In North Dakota yesterday (February 23), opponents to the Dakota Access Pipeline who had remained at the Oceti Sakowin Camp faced arrest as roughly 50 armed local, state and out-of-state law enforcement entered the camp to clear it out, according to Reuters. The National Guard also provided support.
Morton County Sheriff’s Department made a total of 46 arrests, according to a press release. One of those apprehended was Regina Brave, a 76-year-old Wounded Knee veteran. By 2 p.m. CT, law enforcement were done evacuating the camp.
NDResponse (@NDResponse) February 23, 2017
“The past two days have gone very smoothly in a challenging environment and complex effort to clear the camp,” said North Dakota Gov. Doug Burgum in a press release. “Dozens of local, state and federal agencies showed tremendous coordination to ensure the process was conducted safely and securely. Law enforcement exercised restraint and demonstrated professionalism in every respect.”
At the White House press briefing yesterday, a reporter asked press secretary Sean Spicer if President Donald Trump had been briefed about what was currently happening at the camps.

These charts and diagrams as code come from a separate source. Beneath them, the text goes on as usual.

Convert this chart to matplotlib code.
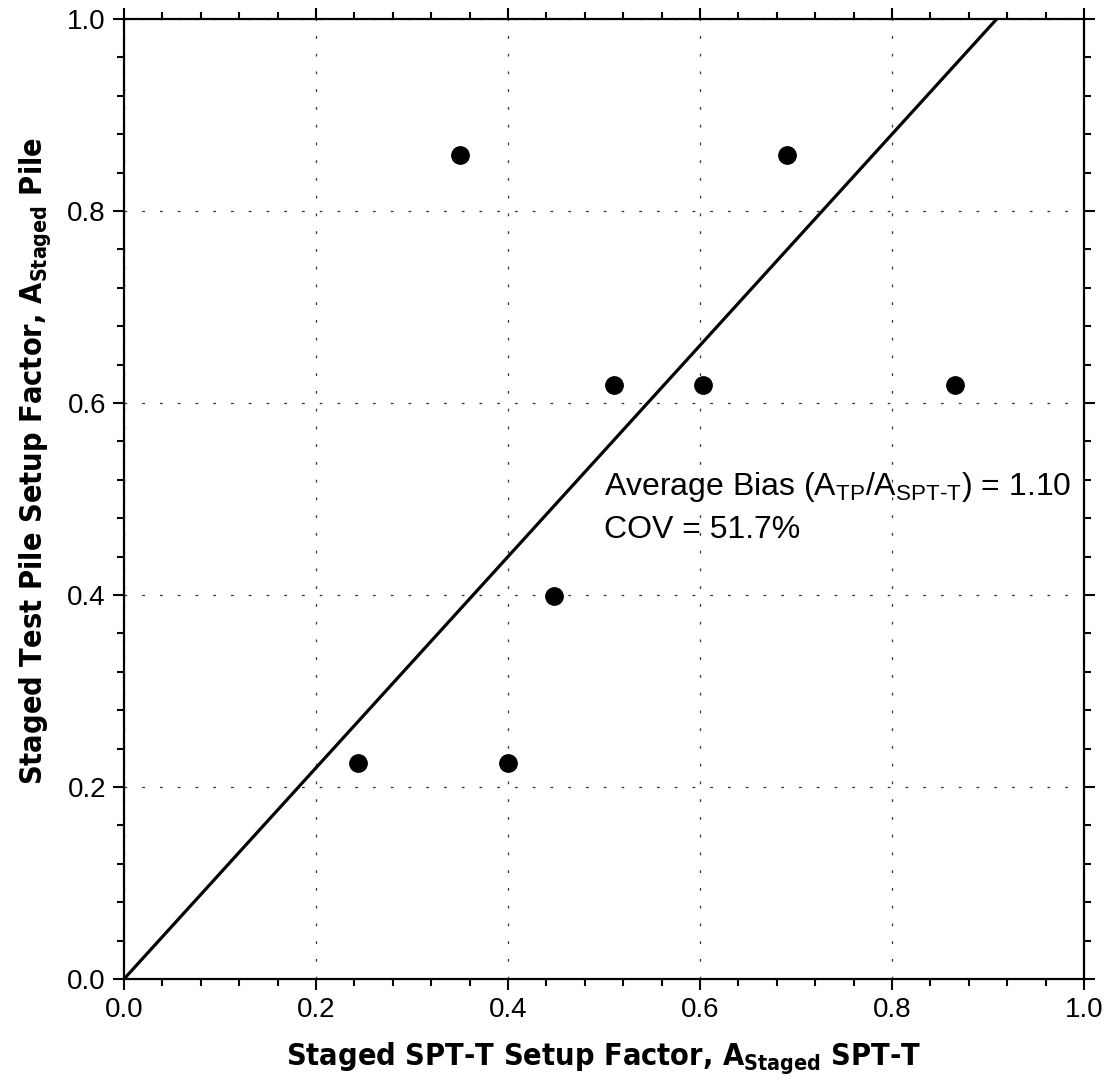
import numpy as np
import matplotlib
matplotlib.use("Agg")
import matplotlib.pyplot as plt
from matplotlib.ticker import MultipleLocator, FormatStrFormatter

# data
a_spt = [0.244, 0.400, 0.350, 0.448, 0.510, 0.603, 0.691, 0.866]
a_pile = [0.225, 0.225, 0.858, 0.399, 0.619, 0.619, 0.858, 0.619]
bias = 1.10
cov = 51.7

plt.rcParams["font.family"] = ["Liberation Sans", "DejaVu Sans"]
plt.rcParams["mathtext.fontset"] = "custom"
plt.rcParams["mathtext.rm"] = "Liberation Sans"
plt.rcParams["mathtext.bf"] = "DejaVu Sans:weight=bold:stretch=condensed"

fig = plt.figure(figsize=(11.14, 10.89), dpi=100)
ax = fig.add_axes([124 / 1114, 1 - 979 / 1089, 960 / 1114, 960 / 1089])

# bias line
x_line = np.array([0.0, 1.0])
ax.plot(x_line, bias * x_line, color="black", lw=2.3, zorder=3)

ax.plot(a_spt, a_pile, "o", color="black", ms=12.5, zorder=4)

ax.set_xlim(0, 1)
ax.set_ylim(0, 1)
for axis in (ax.xaxis, ax.yaxis):
    axis.set_major_locator(MultipleLocator(0.2))
    axis.set_minor_locator(MultipleLocator(0.04))
    axis.set_major_formatter(FormatStrFormatter("%.1f"))

ax.tick_params(which="both", direction="out", top=True, right=True,
               width=1.5, labelsize=20, pad=5)
ax.tick_params(which="major", length=8)
ax.tick_params(which="minor", length=5)
for s in ax.spines.values():
    s.set_linewidth(1.6)

ax.grid(True, which="major", color="#333333", lw=0.9, linestyle=(0, (2.2, 12)))
ax.set_axisbelow(True)

lab_font = dict(family=["DejaVu Sans"], stretch="condensed",
                weight="bold", size=22)
ax.set_xlabel(r"Staged SPT-T Setup Factor, A$_{\mathbf{Staged}}$ SPT-T",
              labelpad=12, **lab_font)
ax.set_ylabel(r"Staged Test Pile Setup Factor, A$_{\mathbf{Staged}}$ Pile",
              labelpad=12, **lab_font)
ax.yaxis.set_label_coords(-0.074, 0.54)

ax.text(0.50, 0.504,
        r"Average Bias (A$_{\text{TP}}$/A$_{\text{SPT-T}}$) = %.2f" % bias,
        fontsize=23, ha="left", va="baseline")
ax.text(0.50, 0.459, "COV = %.1f%%" % cov, fontsize=23,
        ha="left", va="baseline")

fig.savefig("out.png", dpi=100)
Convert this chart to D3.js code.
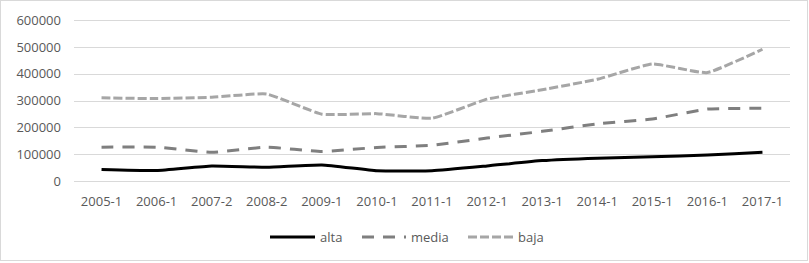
<!DOCTYPE html>
<html>
<head>
<meta charset="utf-8">
<script src="https://cdn.jsdelivr.net/npm/d3@7"></script>
<style>
    body { margin: 0; background: #fff; }
    svg text { font-family: "Open Sans", sans-serif; fill: #595959; }
</style>
</head>
<body>
<div id="chart"></div>
<script>

var categories = [ '2005-1', '2006-1', '2007-2', '2008-2', '2009-1', '2010-1', '2011-1',
                   '2012-1', '2013-1', '2014-1', '2015-1', '2016-1', '2017-1' ];

var alta  = [ 43000, 39000, 56000, 51000, 60000, 38000, 38000, 56000, 76000, 85000, 90000, 97000, 107000 ];
var media = [ 126000, 126000, 107000, 126000, 110000, 125000, 133000, 160000, 185000, 213000, 231000, 268000, 271000 ];
var baja  = [ 310000, 307000, 312000, 324000, 249000, 251000, 234000, 305000, 340000, 379000, 436000, 404000, 491000 ];

var yTicks = [ 0, 100000, 200000, 300000, 400000, 500000, 600000 ];

var series = [
    { name: 'alta',  values: alta,  color: '#000000', dash: null },
    { name: 'media', values: media, color: '#7f7f7f', dash: '12,9' },
    { name: 'baja',  values: baja,  color: '#a6a6a6', dash: '9,3' }
];

var width = 809,
    height = 263;

var margin = { left: 74, right: 19, top: 20, bottom: 82 };

var svg = d3.select('#chart').append('svg')
    .attr('width', width)
    .attr('height', height);

// outer border
svg.append('rect')
    .attr('x', 0.5)
    .attr('y', 0.5)
    .attr('width', 807)
    .attr('height', 260)
    .style('fill', '#fff')
    .style('stroke', '#d9d9d9');

var x = d3.scaleBand()
    .domain( categories )
    .range([ margin.left, width - margin.right ]);

var y = d3.scaleLinear()
    .domain([ 0, 600000 ])
    .range([ height - margin.bottom, margin.top ]);

// gridlines
svg.append('g')
    .selectAll('line')
    .data( yTicks )
    .enter().append('line')
    .attr('x1', margin.left)
    .attr('x2', width - margin.right)
    .attr('y1', function ( d ) { return Math.round( y( d ) ) + 0.5 })
    .attr('y2', function ( d ) { return Math.round( y( d ) ) + 0.5 })
    .style('stroke', '#d9d9d9')
    .style('stroke-width', 1);

// y labels
svg.append('g')
    .selectAll('text')
    .data( yTicks )
    .enter().append('text')
    .attr('x', 61)
    .attr('y', function ( d ) { return y( d ) })
    .attr('dy', '0.36em')
    .attr('text-anchor', 'end')
    .style('font-size', '13px')
    .text( function ( d ) { return d });

// x labels
svg.append('g')
    .selectAll('text')
    .data( categories )
    .enter().append('text')
    .attr('x', function ( d ) { return x( d ) + x.bandwidth() / 2 })
    .attr('y', 206)
    .attr('text-anchor', 'middle')
    .style('font-size', '13px')
    .text( function ( d ) { return d });

var line = d3.line()
    .x( function ( d, i ) { return x( categories[ i ] ) + x.bandwidth() / 2 })
    .y( function ( d ) { return y( d ) })
    .curve( d3.curveCardinal.tension( 0.6 ) );

// lines (draw baja first so alta sits on top)
series.slice().reverse().forEach( function ( s ) {

    svg.append('path')
        .datum( s.values )
        .attr('d', line)
        .style('fill', 'none')
        .style('stroke', s.color)
        .style('stroke-width', 3)
        .style('stroke-dasharray', s.dash);

});

// legend
var legendItems = [
    { x1: 270, x2: 315, tx: 320 },
    { x1: 362, x2: 406, tx: 411 },
    { x1: 468, x2: 513, tx: 518 }
];

var legendY = 237;

series.forEach( function ( s, i ) {

    var l = legendItems[ i ];

    svg.append('line')
        .attr('x1', l.x1)
        .attr('x2', l.x2)
        .attr('y1', legendY)
        .attr('y2', legendY)
        .style('stroke', s.color)
        .style('stroke-width', 3)
        .style('stroke-dasharray', s.dash);

    svg.append('text')
        .attr('x', l.tx)
        .attr('y', legendY)
        .attr('dy', '0.36em')
        .style('font-size', '13px')
        .text( s.name );

});

</script>
</body>
</html>
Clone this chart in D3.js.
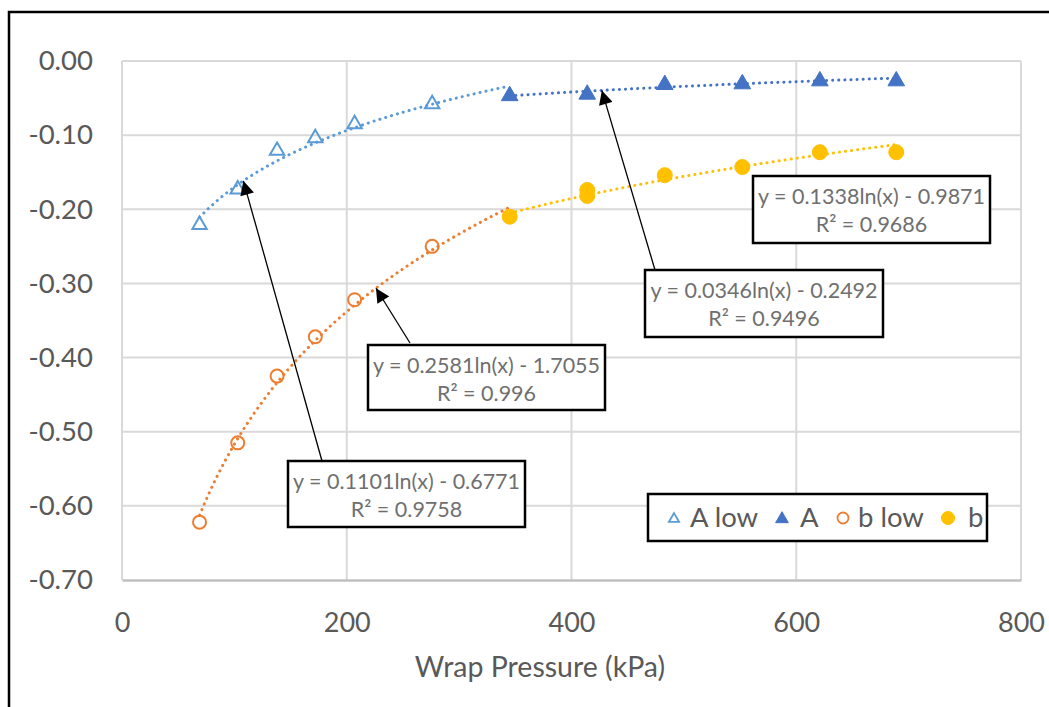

To that, Spicer responded, “Our team has been involved with both the tribe and the governor there, and so … we are constantly in touch with them.”
However, Standing Rock Sioux Tribe Chairman Dave Archambault II released a statement yesterday debunking Spicer’s statement.
“That claim is absolutely false. We repeatedly asked for meetings with the Trump administration, but never received one until the day they notified Congress that they were issuing the easement. I was on a plane to Washington, D.C. when I learned the easement was issued. It was an insult to me and to the Tribe. I cancelled the meeting upon hearing this news. We have since filed a lawsuit for the immoral and illegal issuance of the easement and suspension of the environmental impact study.”
Currently, construction on the 1,172-mile long pipeline is 99 percent finished, according to Reuters. Trump said yesterday, reports CNBC, that this pipeline, as well as the Keystone XL and all following ones, must use U.S. steel, but it’s unclear if the project developers have been using it all along.
The tribe has ongoing litigation against developer Energy Transfer Partners to prevent oil from flowing through the pipeline and is waiting to hear from the company after giving them a three-week response time on February 14.